- _DO THIS_: Copy each line below that includes "code".

- _RECORDS SUPPLIED_:
..............................
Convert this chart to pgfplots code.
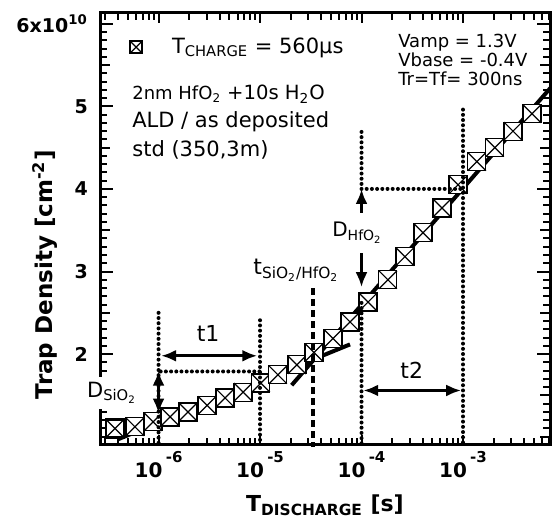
..............................
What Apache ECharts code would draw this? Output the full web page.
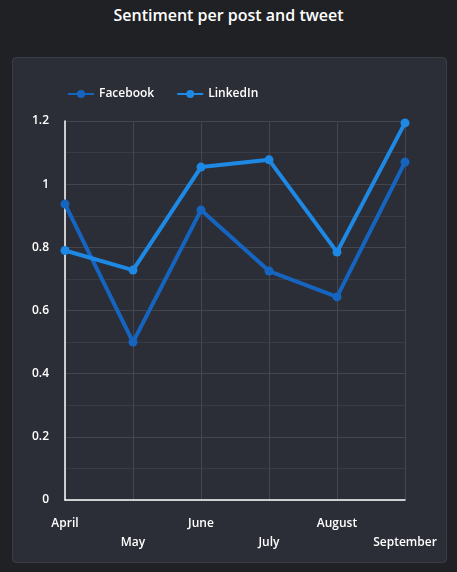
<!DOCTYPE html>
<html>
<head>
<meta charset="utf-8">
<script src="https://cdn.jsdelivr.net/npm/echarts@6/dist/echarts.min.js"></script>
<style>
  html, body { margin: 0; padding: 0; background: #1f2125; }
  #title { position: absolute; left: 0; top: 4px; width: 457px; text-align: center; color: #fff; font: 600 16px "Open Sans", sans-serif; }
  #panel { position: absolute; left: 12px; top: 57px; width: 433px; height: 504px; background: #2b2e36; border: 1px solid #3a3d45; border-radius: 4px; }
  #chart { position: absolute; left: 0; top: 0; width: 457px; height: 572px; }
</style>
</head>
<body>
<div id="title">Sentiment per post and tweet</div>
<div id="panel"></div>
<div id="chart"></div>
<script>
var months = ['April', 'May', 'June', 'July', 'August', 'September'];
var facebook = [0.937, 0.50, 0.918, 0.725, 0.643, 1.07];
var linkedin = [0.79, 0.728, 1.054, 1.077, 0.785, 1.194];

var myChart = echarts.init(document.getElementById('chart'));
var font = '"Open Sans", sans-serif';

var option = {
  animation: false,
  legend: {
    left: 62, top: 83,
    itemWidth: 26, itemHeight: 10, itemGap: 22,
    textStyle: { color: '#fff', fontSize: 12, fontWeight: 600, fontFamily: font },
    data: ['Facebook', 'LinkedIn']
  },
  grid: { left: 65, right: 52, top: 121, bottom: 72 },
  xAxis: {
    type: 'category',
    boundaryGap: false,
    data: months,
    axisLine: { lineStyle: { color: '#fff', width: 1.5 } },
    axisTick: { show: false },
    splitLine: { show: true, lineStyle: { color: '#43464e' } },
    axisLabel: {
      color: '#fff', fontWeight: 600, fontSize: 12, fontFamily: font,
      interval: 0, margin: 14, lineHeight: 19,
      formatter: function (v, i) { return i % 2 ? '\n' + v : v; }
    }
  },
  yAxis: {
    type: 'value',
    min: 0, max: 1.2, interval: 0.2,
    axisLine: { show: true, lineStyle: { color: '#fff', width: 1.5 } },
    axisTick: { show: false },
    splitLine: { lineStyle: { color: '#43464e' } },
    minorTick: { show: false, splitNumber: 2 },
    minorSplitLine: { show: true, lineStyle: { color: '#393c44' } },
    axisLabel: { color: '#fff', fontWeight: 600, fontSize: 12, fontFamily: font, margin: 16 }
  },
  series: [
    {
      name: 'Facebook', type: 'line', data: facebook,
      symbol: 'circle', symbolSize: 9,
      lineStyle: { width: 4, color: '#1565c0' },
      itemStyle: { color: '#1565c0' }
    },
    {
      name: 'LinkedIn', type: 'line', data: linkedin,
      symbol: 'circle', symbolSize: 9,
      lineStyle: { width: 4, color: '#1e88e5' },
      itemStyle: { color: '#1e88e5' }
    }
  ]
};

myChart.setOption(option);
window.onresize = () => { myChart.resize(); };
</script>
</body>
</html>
..............................
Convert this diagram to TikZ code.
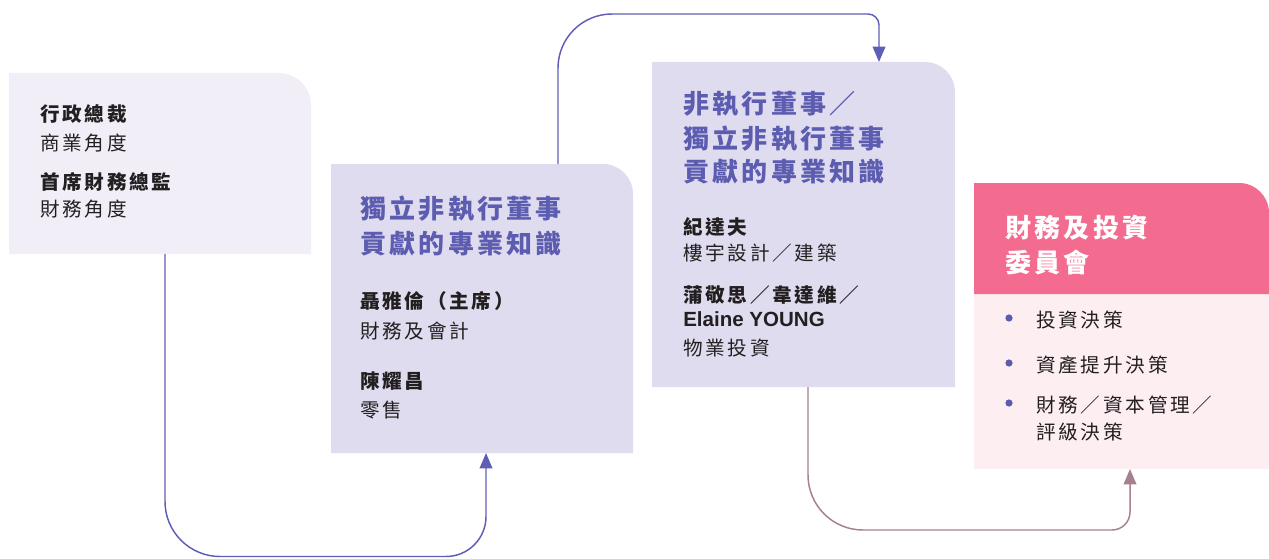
..............................
- _SOLUTION FOR THIS TASK_:
Convert this chart to pgfplots code.
What Apache ECharts code would draw this? Output the full web page.
Convert this diagram to TikZ code.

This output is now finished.